### TASK DESCRIPTION
Please return exactly the run of lines that begins with the line containing "Write the matplotlib code for this chart." and ends with the line containing "plt.rcParams['hatch.linewidth'] = 1.8", pictures excluded.

## begin DATA SHOWN

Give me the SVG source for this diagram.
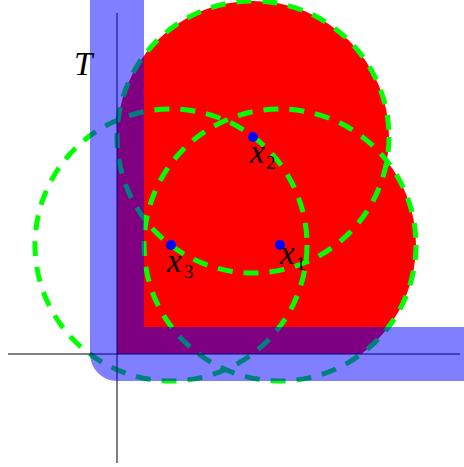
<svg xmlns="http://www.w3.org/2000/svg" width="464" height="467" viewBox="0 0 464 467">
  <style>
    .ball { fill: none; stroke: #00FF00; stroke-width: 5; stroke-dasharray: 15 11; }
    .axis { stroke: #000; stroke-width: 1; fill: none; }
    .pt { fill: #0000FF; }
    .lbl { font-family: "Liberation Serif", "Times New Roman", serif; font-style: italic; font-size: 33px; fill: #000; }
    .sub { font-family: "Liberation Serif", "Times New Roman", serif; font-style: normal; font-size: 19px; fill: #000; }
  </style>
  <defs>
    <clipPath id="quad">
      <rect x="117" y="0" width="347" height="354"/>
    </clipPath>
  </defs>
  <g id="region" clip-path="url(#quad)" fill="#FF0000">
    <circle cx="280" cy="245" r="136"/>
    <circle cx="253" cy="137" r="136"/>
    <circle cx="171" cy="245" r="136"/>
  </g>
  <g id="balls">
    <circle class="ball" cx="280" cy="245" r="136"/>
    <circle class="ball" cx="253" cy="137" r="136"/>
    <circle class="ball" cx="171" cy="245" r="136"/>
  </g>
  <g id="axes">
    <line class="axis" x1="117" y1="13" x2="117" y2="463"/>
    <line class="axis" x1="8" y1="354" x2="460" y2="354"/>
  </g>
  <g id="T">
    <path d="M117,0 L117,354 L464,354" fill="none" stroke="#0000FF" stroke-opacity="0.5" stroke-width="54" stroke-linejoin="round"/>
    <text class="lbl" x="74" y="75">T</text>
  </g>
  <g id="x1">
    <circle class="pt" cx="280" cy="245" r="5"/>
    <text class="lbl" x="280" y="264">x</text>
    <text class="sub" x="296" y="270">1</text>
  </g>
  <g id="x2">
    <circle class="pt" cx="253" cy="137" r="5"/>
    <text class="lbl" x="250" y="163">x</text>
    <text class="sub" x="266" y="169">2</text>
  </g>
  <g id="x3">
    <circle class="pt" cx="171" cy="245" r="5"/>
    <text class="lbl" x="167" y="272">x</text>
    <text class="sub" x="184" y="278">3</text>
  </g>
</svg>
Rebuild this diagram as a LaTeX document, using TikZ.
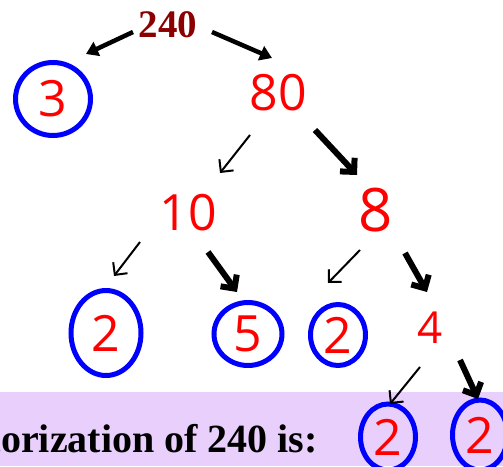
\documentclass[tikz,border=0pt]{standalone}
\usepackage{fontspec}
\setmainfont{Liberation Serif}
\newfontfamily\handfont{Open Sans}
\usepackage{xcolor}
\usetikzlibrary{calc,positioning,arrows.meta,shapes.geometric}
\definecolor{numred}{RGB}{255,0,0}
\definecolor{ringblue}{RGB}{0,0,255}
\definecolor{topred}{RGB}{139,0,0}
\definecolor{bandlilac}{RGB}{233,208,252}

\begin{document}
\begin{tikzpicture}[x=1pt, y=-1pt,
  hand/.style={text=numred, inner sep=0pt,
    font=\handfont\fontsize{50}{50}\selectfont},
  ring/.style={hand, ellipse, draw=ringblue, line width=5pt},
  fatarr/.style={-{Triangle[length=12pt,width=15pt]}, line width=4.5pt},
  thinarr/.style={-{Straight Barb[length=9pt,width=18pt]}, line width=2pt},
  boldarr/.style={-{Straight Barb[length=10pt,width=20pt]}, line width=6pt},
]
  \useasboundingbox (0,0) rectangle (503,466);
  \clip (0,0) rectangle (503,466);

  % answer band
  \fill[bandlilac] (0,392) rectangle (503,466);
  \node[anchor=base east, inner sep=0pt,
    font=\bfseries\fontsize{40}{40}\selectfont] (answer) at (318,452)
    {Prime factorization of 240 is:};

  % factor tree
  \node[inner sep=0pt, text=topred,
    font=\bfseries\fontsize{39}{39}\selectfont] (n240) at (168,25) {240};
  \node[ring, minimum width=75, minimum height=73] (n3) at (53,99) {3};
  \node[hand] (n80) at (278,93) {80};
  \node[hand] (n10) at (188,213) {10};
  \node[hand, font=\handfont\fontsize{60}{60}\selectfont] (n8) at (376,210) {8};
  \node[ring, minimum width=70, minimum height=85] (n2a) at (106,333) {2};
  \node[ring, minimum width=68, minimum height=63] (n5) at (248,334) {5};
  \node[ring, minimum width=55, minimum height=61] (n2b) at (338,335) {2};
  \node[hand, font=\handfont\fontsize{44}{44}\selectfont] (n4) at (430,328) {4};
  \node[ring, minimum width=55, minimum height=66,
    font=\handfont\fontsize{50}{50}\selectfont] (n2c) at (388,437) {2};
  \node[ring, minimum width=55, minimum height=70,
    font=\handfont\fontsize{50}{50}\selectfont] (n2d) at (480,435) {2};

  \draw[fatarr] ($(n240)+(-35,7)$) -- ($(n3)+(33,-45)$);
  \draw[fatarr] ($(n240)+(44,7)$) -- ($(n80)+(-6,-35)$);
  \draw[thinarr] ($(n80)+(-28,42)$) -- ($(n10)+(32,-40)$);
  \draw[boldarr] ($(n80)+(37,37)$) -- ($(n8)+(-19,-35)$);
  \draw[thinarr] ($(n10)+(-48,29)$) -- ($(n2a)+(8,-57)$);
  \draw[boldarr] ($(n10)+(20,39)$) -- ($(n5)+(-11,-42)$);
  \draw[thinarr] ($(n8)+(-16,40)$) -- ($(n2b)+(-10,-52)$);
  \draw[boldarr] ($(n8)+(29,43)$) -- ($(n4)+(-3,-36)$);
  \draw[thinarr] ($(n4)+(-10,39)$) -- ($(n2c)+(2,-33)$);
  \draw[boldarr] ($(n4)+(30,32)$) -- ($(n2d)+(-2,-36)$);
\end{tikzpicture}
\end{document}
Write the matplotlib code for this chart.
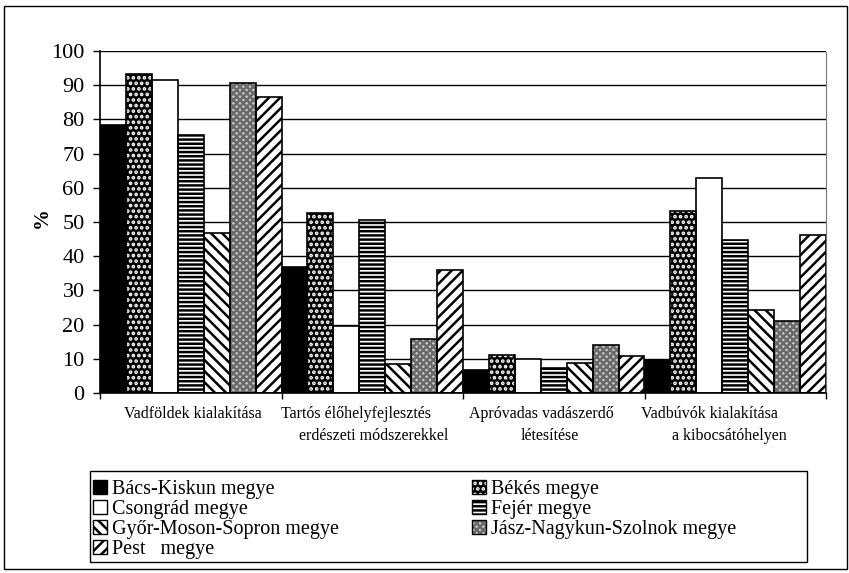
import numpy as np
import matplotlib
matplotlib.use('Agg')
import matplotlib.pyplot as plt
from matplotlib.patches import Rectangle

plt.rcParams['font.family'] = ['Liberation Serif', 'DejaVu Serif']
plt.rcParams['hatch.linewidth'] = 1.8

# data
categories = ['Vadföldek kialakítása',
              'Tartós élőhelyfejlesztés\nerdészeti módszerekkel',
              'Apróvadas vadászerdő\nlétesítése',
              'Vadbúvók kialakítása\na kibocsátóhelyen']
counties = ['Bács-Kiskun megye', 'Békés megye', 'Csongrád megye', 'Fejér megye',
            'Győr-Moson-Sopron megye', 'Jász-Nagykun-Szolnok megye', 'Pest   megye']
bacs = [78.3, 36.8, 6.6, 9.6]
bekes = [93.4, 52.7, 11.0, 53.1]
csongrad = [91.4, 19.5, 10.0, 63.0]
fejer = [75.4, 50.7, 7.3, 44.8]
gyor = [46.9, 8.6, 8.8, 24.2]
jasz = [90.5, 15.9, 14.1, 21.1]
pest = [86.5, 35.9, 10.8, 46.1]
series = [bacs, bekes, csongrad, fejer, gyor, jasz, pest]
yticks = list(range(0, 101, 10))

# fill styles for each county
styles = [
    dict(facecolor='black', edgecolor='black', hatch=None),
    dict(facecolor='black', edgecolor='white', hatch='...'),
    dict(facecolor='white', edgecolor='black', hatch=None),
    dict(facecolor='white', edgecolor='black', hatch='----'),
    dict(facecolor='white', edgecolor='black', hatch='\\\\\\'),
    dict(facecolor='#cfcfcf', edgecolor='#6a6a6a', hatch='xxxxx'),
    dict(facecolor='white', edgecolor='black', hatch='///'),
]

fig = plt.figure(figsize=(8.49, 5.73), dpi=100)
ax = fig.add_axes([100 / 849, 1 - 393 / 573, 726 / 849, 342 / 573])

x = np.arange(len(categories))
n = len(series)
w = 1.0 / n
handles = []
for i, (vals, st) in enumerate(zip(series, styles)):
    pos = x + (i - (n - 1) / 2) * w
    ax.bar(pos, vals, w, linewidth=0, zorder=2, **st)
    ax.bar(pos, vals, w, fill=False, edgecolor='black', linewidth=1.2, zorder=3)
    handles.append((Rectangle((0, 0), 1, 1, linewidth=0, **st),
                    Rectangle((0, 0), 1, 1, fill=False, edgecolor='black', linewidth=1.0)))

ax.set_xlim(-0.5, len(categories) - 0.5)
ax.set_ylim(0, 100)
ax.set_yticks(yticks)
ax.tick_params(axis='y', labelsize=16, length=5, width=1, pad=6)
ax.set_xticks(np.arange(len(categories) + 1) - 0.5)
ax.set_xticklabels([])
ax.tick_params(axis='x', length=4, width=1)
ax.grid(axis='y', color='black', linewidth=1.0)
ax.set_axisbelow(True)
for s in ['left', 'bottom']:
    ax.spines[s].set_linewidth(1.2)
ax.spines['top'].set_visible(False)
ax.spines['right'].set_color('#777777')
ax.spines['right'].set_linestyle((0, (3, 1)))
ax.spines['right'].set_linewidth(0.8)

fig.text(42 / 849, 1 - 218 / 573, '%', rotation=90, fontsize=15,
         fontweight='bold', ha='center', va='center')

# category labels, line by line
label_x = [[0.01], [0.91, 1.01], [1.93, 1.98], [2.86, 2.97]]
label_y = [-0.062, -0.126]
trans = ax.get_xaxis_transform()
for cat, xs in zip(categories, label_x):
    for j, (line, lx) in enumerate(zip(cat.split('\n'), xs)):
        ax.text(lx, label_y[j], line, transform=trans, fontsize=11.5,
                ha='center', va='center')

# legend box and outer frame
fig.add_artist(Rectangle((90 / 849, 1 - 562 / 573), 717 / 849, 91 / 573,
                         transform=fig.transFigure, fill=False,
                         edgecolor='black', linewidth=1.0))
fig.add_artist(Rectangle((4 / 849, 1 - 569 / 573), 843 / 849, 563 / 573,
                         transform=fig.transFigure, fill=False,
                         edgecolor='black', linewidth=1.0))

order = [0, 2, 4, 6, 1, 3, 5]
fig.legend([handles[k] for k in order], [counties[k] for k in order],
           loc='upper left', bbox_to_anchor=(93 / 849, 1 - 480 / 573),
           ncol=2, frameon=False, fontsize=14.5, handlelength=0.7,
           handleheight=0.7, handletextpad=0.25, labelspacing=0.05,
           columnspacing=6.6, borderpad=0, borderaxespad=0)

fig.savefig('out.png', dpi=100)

## end DATA SHOWN

### EXERCISE OUTPUT
Write the matplotlib code for this chart.
import numpy as np
import matplotlib
matplotlib.use('Agg')
import matplotlib.pyplot as plt
from matplotlib.patches import Rectangle

plt.rcParams['font.family'] = ['Liberation Serif', 'DejaVu Serif']
plt.rcParams['hatch.linewidth'] = 1.8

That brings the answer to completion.